Milwaukee Needs To Remember That Waukesha's Water Timetable Is Not Milwaukee's
The Waukesha Common Council on Tuesday will authorize the city to contact three potential water suppliers - - the cities of Milwaukee, Racine and Oak Creek - - and ask for letters expressing a willingness to sell Lake Michigan water to Waukesha.
We will hear a lot in the next days, weeks, months and maybe even years that Waukesha needs to make a deal with one of these cities right now so that if all eight Great Lakes states eventually say "OK," Lake Michigan water can flow to Waukesha.
In between the request for letters of intent and the opening of a big spigot (and let's not forget, a wastewater dumping pipe in Wauwatosa's Underwood Creek), there are and will be thousands of unanswered questions.
Waukesha's goal is get the deal done quickly and cheaply, and also to put off as many answers as possible.

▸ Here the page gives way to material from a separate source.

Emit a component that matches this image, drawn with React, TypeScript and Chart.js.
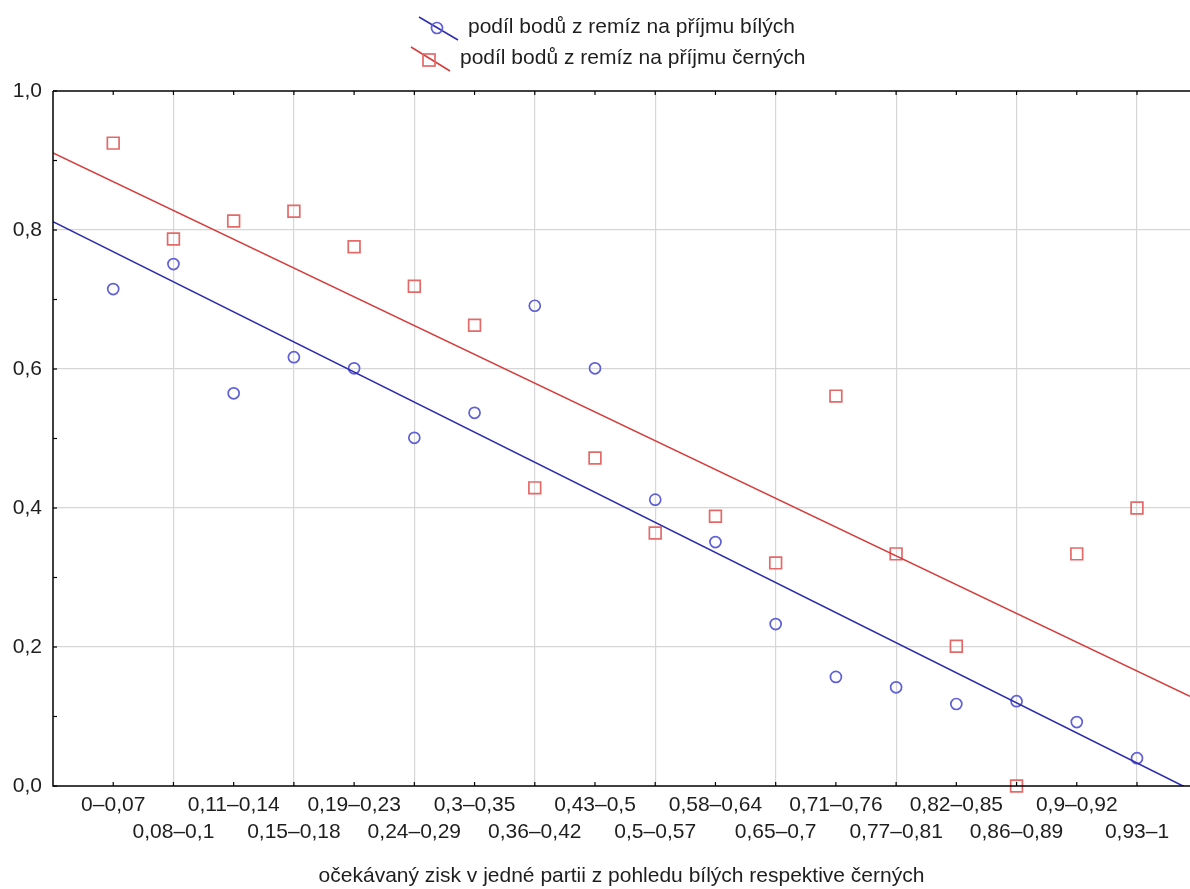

Answers to questions that are environmental, legal, financial, and political.
What Milwaukee must do, as Waukesha's preferred seller, is remember that Milwaukee also has its own timetables, needs, and questions, and the worst thing imaginable would be to rush forward on Waukesha's terms.
Don't let Waukesha make its problem Milwaukee problem's, and shift the responsibility for finding water supply solutions from Waukesha to Milwaukee, and from the Mississippi River Basin, where Waukesha sits, to the Great Lakes basin.
Just as Waukesha is doing what it deems most in its self-interest, so should Milwaukee.